Pur Autre Vie

I'm not wrong, I'm just an asshole

Sunday, September 11, 2011

9/11 and the Banality of Goodness

I don't have a lot to say about 9/11 that hasn't been said elsewhere. I think what was startling for me about 9/11 was the way it brought good and evil to the surface after a long period of what felt like the heat death of morality. (I am thinking in particular of the ubiquitous cable news coverage of the various scandals of the Clinton administration.) The other striking thing was the asymmetry of the attack - the attackers themselves died, but the planners seemed remote and invulnerable. The attacks therefore felt like a "poor man's cruise missile." (I suppose these days the proper analogy is an unmanned drone.) That second aspect has largely been eliminated by the assassination of Osama bin Laden, though it remains true that he waged a form of asymmetrical warfare against us for more than a decade.

Anyway, I think everyone can find something to regret about the years that followed 9/11, even if you don't take quite as cynical a view as Paul Krugman. Personally, I find it striking how quickly our national mood of solidarity and determination faded into everyday concerns. Perhaps inevitably, things have slid back toward the heat death of morality. Our political culture continues to be obsessed with trivia and paranoia. I work at a big law firm. Howard Dean is a lobbyist.

Largely speaking, I don't think it could have been otherwise. The United States does not deploy its power outside of the political sphere, and democratic politics is inescapably pedestrian. This is how we address good and evil in this country (and in any democracy) - piecemeal and as necessary.
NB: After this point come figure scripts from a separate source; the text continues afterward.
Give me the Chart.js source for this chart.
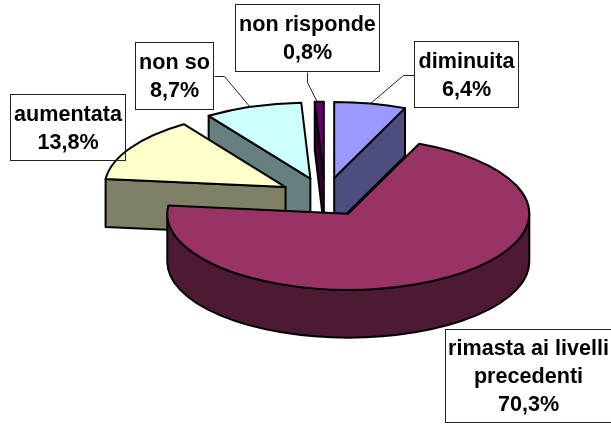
<!DOCTYPE html>
<html><head><meta charset="utf-8">
<style>html,body{margin:0;padding:0;background:#fff}canvas{display:block}</style>
<script src="https://cdn.jsdelivr.net/npm/chart.js@4"></script>
</head><body>
<canvas id="c" width="611" height="425"></canvas>
<script>
const categories = ['diminuita', 'rimasta ai livelli\nprecedenti', 'aumentata', 'non so', 'non risponde'];
const percentages = [6.4, 70.3, 13.8, 8.7, 0.8];
const topColors = ['#9999FF', '#993366', '#FFFFCC', '#CCFFFF', '#660066'];
const sideColors = ['#4D4D80', '#4D1933', '#808066', '#668080', '#330033'];
// label boxes: left, top, right, bottom
const labelBoxes = [[414,41,519,108],[445,329,612,423],[10,94,126,161],[135,42,214,110],[235,4,380,72]];
const leaders = [[[414,75],[403,75],[370,103]], null, null, [[214,76],[224,76],[250,107]], [[307,72],[307,82],[317,102]]];
const TILT = 0.42, DEPTH = 48, EXPLODE = 46, RADIUS = 181;
const drawOrder = [4, 0, 3, 2, 1];

const pie3d = {
  id: 'pie3d',
  beforeDatasetsDraw(chart) {
    const ctx = chart.ctx, arcs = chart.getDatasetMeta(0).data;
    for (const i of drawOrder) {
      const arc = arcs[i];
      const a0 = arc.startAngle, a1 = arc.endAngle, mid = (a0 + a1) / 2, r = arc.outerRadius;
      const cx = arc.x + Math.cos(mid) * EXPLODE, cy = arc.y + Math.sin(mid) * EXPLODE * TILT;
      ctx.save();
      ctx.lineWidth = 2; ctx.strokeStyle = '#000'; ctx.lineJoin = 'round'; ctx.fillStyle = sideColors[i];
      // flat cut faces turned toward the viewer
      for (const [a, n] of [[a0, a0 - Math.PI / 2], [a1, a1 + Math.PI / 2]]) {
        if (Math.sin(n) > 0.001) {
          const x = cx + Math.cos(a) * r, y = cy + Math.sin(a) * r * TILT;
          ctx.beginPath();
          ctx.moveTo(cx, cy); ctx.lineTo(x, y); ctx.lineTo(x, y + DEPTH); ctx.lineTo(cx, cy + DEPTH); ctx.closePath();
          ctx.fill(); ctx.stroke();
        }
      }
      // curved outer wall: the lower half of the ellipse
      const w0 = Math.max(a0, 0), w1 = Math.min(a1, Math.PI);
      if (w1 > w0) {
        ctx.beginPath();
        ctx.ellipse(cx, cy, r, r * TILT, 0, w0, w1);
        ctx.ellipse(cx, cy + DEPTH, r, r * TILT, 0, w1, w0, true);
        ctx.closePath();
        ctx.fill(); ctx.stroke();
      }
      // top face: library arc, squashed
      ctx.save();
      ctx.translate(cx, cy); ctx.scale(1, TILT); ctx.translate(-arc.x, -arc.y);
      arc.draw(ctx);
      ctx.restore();
      ctx.beginPath();
      ctx.moveTo(cx, cy);
      ctx.ellipse(cx, cy, r, r * TILT, 0, a0, a1);
      ctx.closePath();
      ctx.stroke();
      ctx.restore();
    }
    return false;
  },
  afterDraw(chart) {
    const ctx = chart.ctx;
    ctx.save();
    ctx.lineWidth = 1; ctx.strokeStyle = '#222';
    leaders.forEach(l => {
      if (!l) return;
      ctx.beginPath();
      l.forEach((p, k) => k ? ctx.lineTo(p[0] + .5, p[1] + .5) : ctx.moveTo(p[0] + .5, p[1] + .5));
      ctx.stroke();
    });
    ctx.font = 'bold 21.6px "Liberation Sans", Arial, sans-serif';
    ctx.textAlign = 'center'; ctx.textBaseline = 'alphabetic';
    categories.forEach((name, i) => {
      const [l, t, r, b] = labelBoxes[i];
      ctx.strokeRect(l + .5, t + .5, r - l - 1, b - t - 1);
      const lines = name.split('\n').concat(String(percentages[i]).replace('.', ',') + '%');
      const mid = (t + b) / 2, step = 28;
      ctx.fillStyle = '#000';
      lines.forEach((s, k) => ctx.fillText(s, (l + r) / 2, mid + 7 + (k - (lines.length - 1) / 2) * step));
    });
    ctx.restore();
  }
};

new Chart(document.getElementById('c'), {
  type: 'pie',
  data: { labels: categories, datasets: [{ data: percentages, backgroundColor: topColors, borderWidth: 0, offset: 0 }] },
  options: {
    responsive: false, animation: false, radius: RADIUS,
    layout: { padding: { left: 39, right: 0, top: 0, bottom: 31 } },
    plugins: { legend: { display: false }, tooltip: { enabled: false }, title: { display: false } }
  },
  plugins: [pie3d]
});
</script>
</body></html>
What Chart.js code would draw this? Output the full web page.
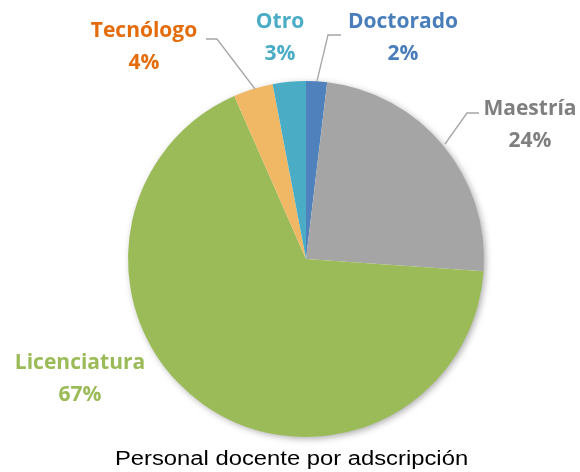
<!DOCTYPE html>
<html>
<head>
<meta charset="utf-8">
<script src="https://cdn.jsdelivr.net/npm/chart.js@4"></script>
<style>
  html, body { margin: 0; padding: 0; background: #fff; }
  #wrap { width: 580px; height: 472px; }
</style>
</head>
<body>
<div id="wrap"><canvas id="grafico"></canvas></div>
<script>
const categorias = ['Doctorado', 'Maestría', 'Licenciatura', 'Tecnólogo', 'Otro'];
const porcentajes = [1.9, 24.2, 67.3, 3.6, 3.0];
const coloresSector = ['#4F81BD', '#A5A5A5', '#9BBB59', '#F0B764', '#4BACC6'];
const coloresTexto = ['#4A7EBB', '#7F7F7F', '#9BBB59', '#E46C0A', '#4BACC6'];
const titulo = 'Personal docente por adscripción';

// donde va cada etiqueta (centro del texto) y su linea guia
const posEtiquetas = [
  { x: 403, y: 22, guia: [[317, 81], [328, 35], [341, 35]] },
  { x: 530, y: 109, guia: [[445, 144], [467, 113], [479, 113]] },
  { x: 80, y: 363, guia: null },
  { x: 144, y: 31, guia: [[206, 39], [217, 39], [255, 89]] },
  { x: 280, y: 22, guia: null },
];

const sombraPastel = {
  id: 'sombraPastel',
  beforeDatasetsDraw(chart) {
    const arco = chart.getDatasetMeta(0).data[0];
    if (!arco) return;
    const c = chart.ctx;
    c.save();
    c.shadowColor = 'rgba(0,0,0,0.35)';
    c.shadowBlur = 7;
    c.shadowOffsetX = 2;
    c.shadowOffsetY = 2;
    c.beginPath();
    c.arc(arco.x, arco.y, arco.outerRadius - 0.5, 0, Math.PI * 2);
    c.fillStyle = '#fff';
    c.fill();
    c.restore();
  }
};

const etiquetas = {
  id: 'etiquetas',
  afterDatasetsDraw(chart) {
    const c = chart.ctx;
    const total = porcentajes.reduce((a, b) => a + b, 0);
    c.save();
    posEtiquetas.forEach((p, i) => {
      if (p.guia) {
        c.beginPath();
        c.moveTo(p.guia[0][0], p.guia[0][1]);
        for (let k = 1; k < p.guia.length; k++) c.lineTo(p.guia[k][0], p.guia[k][1]);
        c.strokeStyle = '#A6A6A6';
        c.lineWidth = 1.3;
        c.stroke();
      }
      c.fillStyle = coloresTexto[i];
      c.font = 'bold 21px "Open Sans"';
      c.textAlign = 'center';
      c.textBaseline = 'middle';
      c.fillText(categorias[i], p.x, p.y);
      c.fillText(Math.round(porcentajes[i] / total * 100) + '%', p.x, p.y + 32.5);
    });

    // titulo abajo, un poco mas ancho que Arial normal
    c.font = '20px "Liberation Sans"';
    c.fillStyle = '#000';
    c.textAlign = 'center';
    c.textBaseline = 'alphabetic';
    c.translate(291.5, 465);
    c.scale(1.19, 1);
    c.fillText(titulo, 0, 0);
    c.restore();
  }
};

new Chart(document.getElementById('grafico').getContext('2d'), {
  type: 'pie',
  data: {
    labels: categorias,
    datasets: [{
      data: porcentajes,
      backgroundColor: coloresSector,
      borderWidth: 0,
      hoverOffset: 0,
    }],
  },
  options: {
    responsive: true,
    maintainAspectRatio: false,
    animation: false,
    events: [],
    layout: { padding: { top: 81, left: 128, right: 96, bottom: 35 } },
    plugins: {
      legend: { display: false },
      tooltip: { enabled: false },
      title: { display: false },
    },
  },
  plugins: [sombraPastel, etiquetas],
});
</script>
</body>
</html>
This all brings to mind Francis Fukuyama's book The End of History and the Last Man. I haven't read the book, so I'll take Matt Yglesias's word for it that recent events have bolstered, rather than undermined, Fukuyama's thesis. I guess I think people probably misunderstand the book because the title uses the word "history" in a rather non-intuitive way. The idea, I take it, is that liberal democracy is a more or less stable equilibrium and that social forces are pushing (slowly and fitfully) toward its universal adoption. The End of the Cold War. Fukuyama is not committed to the idea that historical events will become less common or less tectonic.

Taking this to be broadly true, if rather less interesting than Fukuyama's title implies, I think that what stands out about 9/11 is precisely how unusual it was. We paid a lot more attention to 9/11 than the raw number of deaths would seem to call for, and rightly so. But the events since then have not in any noticeable way escaped what I take to be the Fukuyama framework. The big issues are overwhelmingly political or technocratic. We are contemplating the breakup of the eurozone and bickering about Chinese macroeconomic policy. Even war and peace are relegated to the compromises of partisan politics (as in Egypt, where, as I understand it, the center-right Muslims have thoroughly consolidated power).

I think the lesson is that good and evil are neither so terrible nor so gripping as we thought after 9/11. We will continue to build a better society, if at all, not in a grand sweeping gesture but brick by brick. On 9/11, we were all Americans, but it turns out that on a daily basis we are all Dutch. Issues will be complicated and small-bore and endlessly ramifying, and the challenge will not be to rise to the occasion but to stay engaged at all. That's life in a "post-historical" world. What I hope is that 9/11's call to morality will remain strong enough that it will withstand the sordid realities of democratic politics. We shouldn't expect transcendence, but nor should we concede the struggle. The terrorists were wrong and we are good and we must do the hard work of preserving and proliferating our good society.